Theatre Business: The Correspondence of the First Abbey Theatre Directors, Yeats, Lady Gregory & Synge
Although the Abbey Theatre directly evolved from the Irish Literary Theatre, its foundation in 1904 was as much a landmark in theatre history as it was in the evolution of the Irish Literary Revival. It proved to be an inspiration for the founding of other national theatres, as well as the little theatre movement in America and throughout the world.
The Literary Revival had many notable figures, but three stand out. These were the first directors of the Abbey: W. B. Yeats, poet, dramatist and later a Nobel Prize-winner; J.M. Synge, the greatest dramatist the Abbey produced; Lady Gregory, folklorist, a developing dramatist, and, as Sean O’Casey called her, the Abbey’s fairy godmother.

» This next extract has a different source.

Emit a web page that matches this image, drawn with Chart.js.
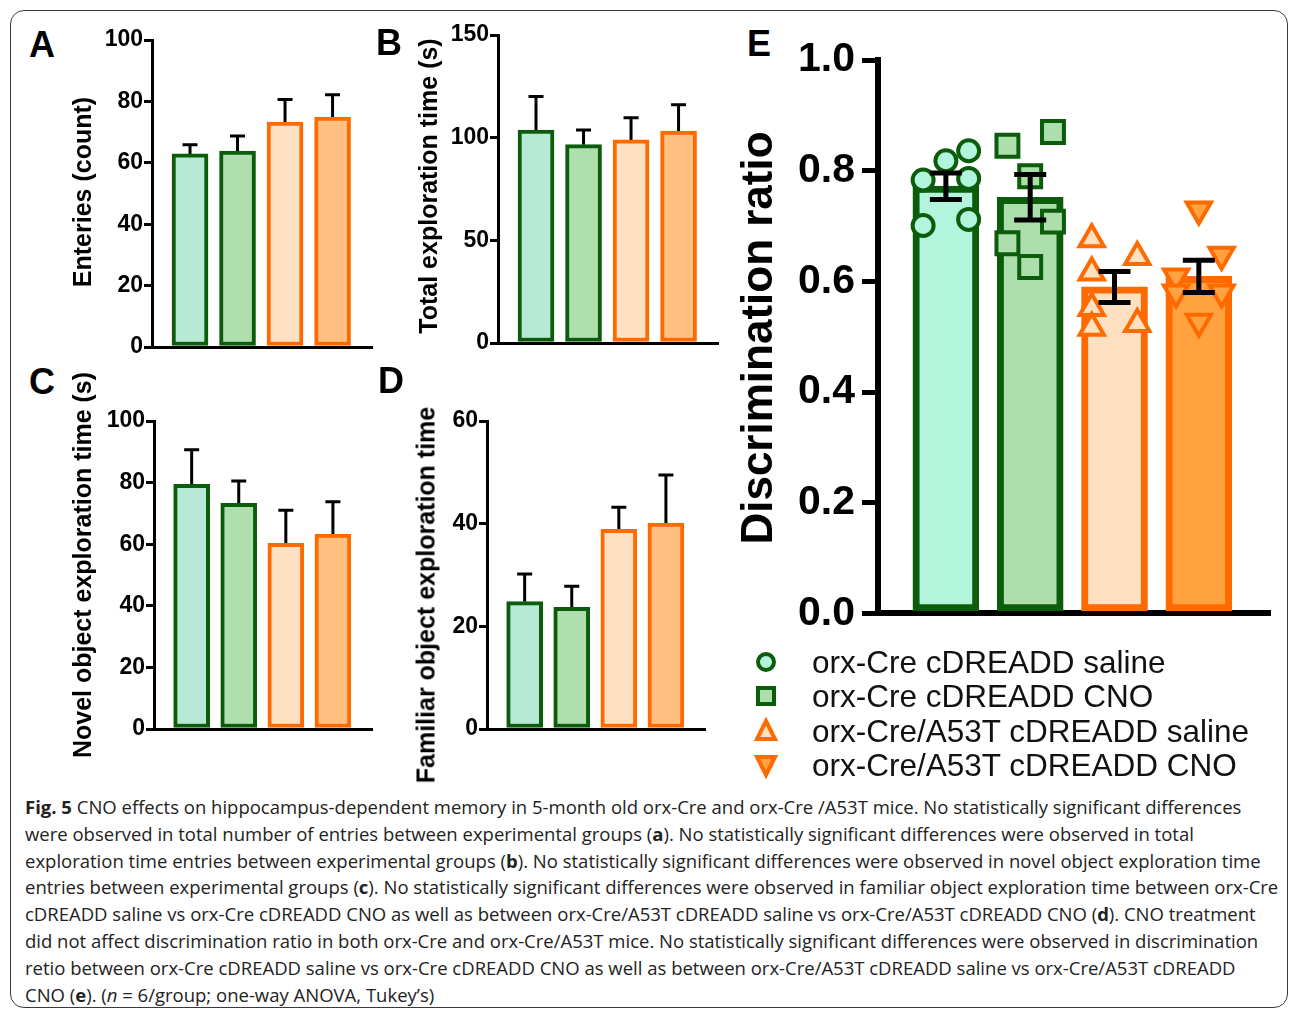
<!DOCTYPE html>
<html>
<head>
<meta charset="utf-8">
<script src="https://cdn.jsdelivr.net/npm/chart.js@4.4.0/dist/chart.umd.min.js"></script>
<style>
  body { margin: 0; width: 1290px; height: 1012px; background: #fff; position: relative; overflow: hidden;
         font-family: "Liberation Sans", Arial, sans-serif; }
  .frame { position: absolute; left: 10px; top: 10px; width: 1276px; height: 996px;
           border: 1.5px solid #3a3a3a; border-radius: 14px; }
  canvas { position: absolute; }
  .letter { position: absolute; font-weight: bold; font-size: 36px; line-height: 1; color: #000; }
  .ytitle { position: absolute; font-weight: bold; font-size: 25px; line-height: 1; white-space: nowrap;
            transform: translate(-50%, -50%) rotate(-90deg); color: #000; }
  .legend-row { position: absolute; left: 752px; height: 34px; display: flex; align-items: center; }
  .legend-row span { position: absolute; left: 60px; font-size: 31.5px; white-space: nowrap; color: #111; }
  .caption { position: absolute; left: 25px; top: 794px; font-family: "Open Sans", sans-serif; font-size: 18.5px;
             line-height: 26.8px; color: #222; white-space: nowrap; }
</style>
</head>
<body>
<div class="frame"></div>

<canvas id="chartA"></canvas>
<canvas id="chartB"></canvas>
<canvas id="chartC"></canvas>
<canvas id="chartD"></canvas>
<canvas id="chartE"></canvas>

<div class="letter" style="left:29px; top:27px;">A</div>
<div class="letter" style="left:376px; top:25px;">B</div>
<div class="letter" style="left:29px; top:364px;">C</div>
<div class="letter" style="left:378px; top:363px;">D</div>
<div class="letter" style="left:747px; top:26px;">E</div>

<div class="ytitle" style="left:82px; top:192px;">Enteries (count)</div>
<div class="ytitle" style="left:428px; top:186px;">Total exploration time (s)</div>
<div class="ytitle" style="left:82px; top:565px;">Novel object exploration time (s)</div>
<div class="ytitle" style="left:426px; top:595px;">Familiar object exploration time</div>
<div class="ytitle" style="left:757px; top:338px; font-size:44px;">Discrimination ratio</div>

<div id="legend"></div>

<div class="caption">
  <div><b>Fig. 5</b> CNO effects on hippocampus-dependent memory in 5-month old orx-Cre and orx-Cre /A53T mice. No statistically significant differences</div>
  <div>were observed in total number of entries between experimental groups (<b>a</b>). No statistically significant differences were observed in total</div>
  <div>exploration time entries between experimental groups (<b>b</b>). No statistically significant differences were observed in novel object exploration time</div>
  <div>entries between experimental groups (<b>c</b>). No statistically significant differences were observed in familiar object exploration time between orx-Cre</div>
  <div>cDREADD saline vs orx-Cre cDREADD CNO as well as between orx-Cre/A53T cDREADD saline vs orx-Cre/A53T cDREADD CNO (<b>d</b>). CNO treatment</div>
  <div>did not affect discrimination ratio in both orx-Cre and orx-Cre/A53T mice. No statistically significant differences were observed in discrimination</div>
  <div>retio between orx-Cre cDREADD saline vs orx-Cre cDREADD CNO as well as between orx-Cre/A53T cDREADD saline vs orx-Cre/A53T cDREADD</div>
  <div>CNO (<b>e</b>). (<i>n</i> = 6/group; one-way ANOVA, Tukey’s)</div>
</div>

<script>
// groups, in plotting order
const groups = ['orx-Cre cDREADD saline', 'orx-Cre cDREADD CNO', 'orx-Cre/A53T cDREADD saline', 'orx-Cre/A53T cDREADD CNO'];
const groupPos = [1, 2, 3, 4];

// panel A - entries (mean, upper SEM)
const entriesMean = [62.9, 63.8, 73.3, 74.9];
const entriesErr = [3.0, 4.9, 7.3, 7.3];
// panel B - total exploration time
const totalMean = [103.7, 96.6, 98.9, 103.2];
const totalErr = [16.4, 7.1, 10.8, 12.8];
// panel C - novel object exploration time
const novelMean = [79.4, 73.3, 60.3, 63.3];
const novelErr = [11.3, 7.2, 10.7, 10.5];
// panel D - familiar object exploration time
const familiarMean = [24.8, 23.7, 38.9, 40.1];
const familiarErr = [5.4, 4.1, 4.3, 9.4];

// panel E - discrimination ratio (mean +/- SEM) and individual mice
const ratioMean = [0.772, 0.752, 0.590, 0.609];
const ratioErr = [0.024, 0.041, 0.028, 0.029];
const creSaline = [0.783, 0.818, 0.836, 0.786, 0.701, 0.712];
const creSalineJitter = [-0.27, 0, 0.27, 0.27, -0.27, 0.27];
const creCno = [0.845, 0.870, 0.790, 0.708, 0.669, 0.626];
const creCnoJitter = [-0.27, 0.27, 0, 0.27, -0.27, 0];
const a53tSaline = [0.676, 0.644, 0.616, 0.552, 0.516, 0.523];
const a53tSalineJitter = [-0.27, 0.27, -0.27, -0.27, -0.27, 0.27];
const a53tCno = [0.730, 0.648, 0.609, 0.580, 0.580, 0.527];
const a53tCnoJitter = [0, 0.27, -0.27, 0.27, -0.27, 0];

const FONT = '"Liberation Sans", Arial, sans-serif';
const darkGreen = '#0b5c0b';
const orange = '#ff6a00';
const edgeColors = [darkGreen, darkGreen, orange, orange];
const smallFill = ['#b6e9d6', '#b0dfae', '#fee0c2', '#ffc081'];
const bigFill = ['#b3f5dc', '#acdfac', '#ffe0c0', '#ffa23f'];
const XMIN = 0.2, XMAX = 4.83;

// error bars drawn with the chart's own scales
function drawErrors(chart, o) {
  const ctx = chart.ctx, x = chart.scales.x, y = chart.scales.y;
  ctx.save();
  ctx.strokeStyle = '#000';
  ctx.lineWidth = o.lineWidth;
  o.means.forEach((m, i) => {
    const px = x.getPixelForValue(groupPos[i]);
    const top = y.getPixelForValue(m + o.errs[i]);
    const bot = y.getPixelForValue(o.both ? m - o.errs[i] : m);
    ctx.beginPath();
    ctx.moveTo(px, bot);
    ctx.lineTo(px, top);
    ctx.moveTo(px - o.cap / 2, top);
    ctx.lineTo(px + o.cap / 2, top);
    if (o.both) {
      ctx.moveTo(px - o.cap / 2, bot);
      ctx.lineTo(px + o.cap / 2, bot);
    }
    ctx.stroke();
  });
  ctx.restore();
}
const errorBars = {
  id: 'errorBars',
  beforeDatasetsDraw(chart, args, opts) { if (opts.behind) drawErrors(chart, opts); },
  afterDatasetsDraw(chart, args, opts) { if (!opts.behind) drawErrors(chart, opts); }
};

function place(canvas, box) {
  canvas.width = box.w;
  canvas.height = box.h;
  canvas.style.left = box.left + 'px';
  canvas.style.top = box.top + 'px';
  canvas.style.width = box.w + 'px';
  canvas.style.height = box.h + 'px';
}

function smallPanel(id, box, area, yMax, step, means, errs) {
  const canvas = document.getElementById(id);
  place(canvas, box);
  new Chart(canvas, {
    type: 'bar',
    data: {
      datasets: [{
        data: groupPos.map((p, i) => ({ x: p, y: means[i] })),
        backgroundColor: smallFill,
        borderColor: edgeColors,
        borderWidth: 4,
        borderSkipped: false,
        barThickness: 36
      }]
    },
    options: {
      responsive: false,
      animation: false,
      devicePixelRatio: 1,
      layout: { padding: { left: 0, top: area.y0 - box.top, right: box.left + box.w - area.x1, bottom: 0 } },
      plugins: {
        legend: { display: false },
        tooltip: { enabled: false },
        errorBars: { means: means, errs: errs, both: false, behind: true, cap: 15, lineWidth: 3 }
      },
      scales: {
        x: {
          type: 'linear', min: XMIN, max: XMAX, offset: false,
          ticks: { display: false },
          grid: { display: true, offset: false, drawOnChartArea: false, drawTicks: false },
          border: { display: true, color: '#000', width: 3 },
          afterFit: s => { s.height = box.top + box.h - area.y1; }
        },
        y: {
          min: 0, max: yMax,
          ticks: { stepSize: step, color: '#000', padding: 1, font: { family: FONT, size: 23, weight: 'bold' } },
          grid: { drawOnChartArea: false, tickLength: 8, color: '#000', lineWidth: 3 },
          border: { display: true, color: '#000', width: 3 },
          afterFit: s => { s.width = area.x0 - box.left; }
        }
      }
    },
    plugins: [errorBars]
  });
}

smallPanel('chartA', { left: 60, top: 10, w: 325, h: 355 }, { x0: 152, x1: 372, y0: 40, y1: 347 }, 100, 20, entriesMean, entriesErr);
smallPanel('chartB', { left: 400, top: 10, w: 325, h: 355 }, { x0: 498, x1: 718, y0: 35, y1: 343 }, 150, 50, totalMean, totalErr);
smallPanel('chartC', { left: 60, top: 390, w: 325, h: 355 }, { x0: 154, x1: 372, y0: 421, y1: 729 }, 100, 20, novelMean, novelErr);
smallPanel('chartD', { left: 400, top: 390, w: 320, h: 355 }, { x0: 487, x1: 705, y0: 421, y1: 729 }, 60, 20, familiarMean, familiarErr);

// panel E
(function () {
  const box = { left: 780, top: 20, w: 510, h: 625 };
  const area = { x0: 878, x1: 1275, y0: 60, y1: 617 };
  const canvas = document.getElementById('chartE');
  place(canvas, box);
  const pts = (vals, jit, g) => vals.map((v, i) => ({ x: groupPos[g] + jit[i], y: v }));
  const scatter = (vals, jit, g, style, rot, r) => ({
    type: 'scatter',
    label: groups[g],
    data: pts(vals, jit, g),
    order: 1,
    pointStyle: style,
    rotation: rot,
    pointRadius: r,
    pointBackgroundColor: bigFill[g],
    pointBorderColor: edgeColors[g],
    pointBorderWidth: 4
  });
  new Chart(canvas, {
    type: 'bar',
    data: {
      datasets: [
        {
          type: 'bar',
          data: groupPos.map((p, i) => ({ x: p, y: ratioMean[i] })),
          order: 2,
          backgroundColor: bigFill,
          borderColor: edgeColors,
          borderWidth: 7,
          borderSkipped: false,
          barThickness: 66
        },
        scatter(creSaline, creSalineJitter, 0, 'circle', 0, 10.5),
        scatter(creCno, creCnoJitter, 1, 'rect', 0, 15.5),
        scatter(a53tSaline, a53tSalineJitter, 2, 'triangle', 0, 14),
        scatter(a53tCno, a53tCnoJitter, 3, 'triangle', 180, 14)
      ]
    },
    options: {
      responsive: false,
      animation: false,
      devicePixelRatio: 1,
      layout: { padding: { left: 0, top: area.y0 - box.top, right: box.left + box.w - area.x1, bottom: 0 } },
      plugins: {
        legend: { display: false },
        tooltip: { enabled: false },
        errorBars: { means: ratioMean, errs: ratioErr, both: true, behind: false, cap: 32, lineWidth: 5 }
      },
      scales: {
        x: {
          type: 'linear', min: 0.195, max: 4.85, offset: false,
          ticks: { display: false },
          grid: { display: true, offset: false, drawOnChartArea: false, drawTicks: false },
          border: { display: true, color: '#000', width: 6 },
          afterFit: s => { s.height = box.top + box.h - area.y1; }
        },
        y: {
          min: 0, max: 1,
          ticks: { stepSize: 0.2, color: '#000', padding: 7, font: { family: FONT, size: 41, weight: 'bold' },
                   callback: v => v.toFixed(1) },
          grid: { drawOnChartArea: false, tickLength: 16, color: '#000', lineWidth: 5 },
          border: { display: true, color: '#000', width: 6 },
          afterFit: s => { s.width = area.x0 - box.left; }
        }
      }
    },
    plugins: [errorBars]
  });
})();

// legend for panel E
const legendRows = [662, 696, 731, 765];
const markers = [
  '<circle cx="14" cy="14" r="8" fill="' + bigFill[0] + '" stroke="' + darkGreen + '" stroke-width="4"/>',
  '<rect x="6" y="6" width="16" height="16" fill="' + bigFill[1] + '" stroke="' + darkGreen + '" stroke-width="4"/>',
  '<polygon points="14,4 23,22 5,22" fill="' + bigFill[2] + '" stroke="' + orange + '" stroke-width="4" stroke-linejoin="miter"/>',
  '<polygon points="5,6 23,6 14,24" fill="' + bigFill[3] + '" stroke="' + orange + '" stroke-width="4" stroke-linejoin="miter"/>'
];
const legend = document.getElementById('legend');
groups.forEach((g, i) => {
  const row = document.createElement('div');
  row.className = 'legend-row';
  row.style.top = (legendRows[i] - 17) + 'px';
  row.innerHTML = '<svg width="28" height="28" viewBox="0 0 28 28">' + markers[i] + '</svg><span>' + g + '</span>';
  legend.appendChild(row);
});
</script>
</body>
</html>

To these, of equal importance to the Abbey, must be added Miss Annie Horniman of the tea family, whose money, advice and active support was equally essential during the early years.
In this volume Dr. Saddlemyer has created, by selecting from the correspondence of the first directors and drawing on material by Miss Horniman and others, a fascinating book that shows the foundation and evolution of the Abbey through the first five years of its existence, as seen from the inside by the protagonists. It describes the internal management problems, including the controversies that led to the first departure of players over nationalist principles, and the troubles which eventually brought about the resignation of Frank and Willie Fay, as well as the daily difficulties of programming, casting, production and finance, and the excitement of a pioneering theatrical enterprise.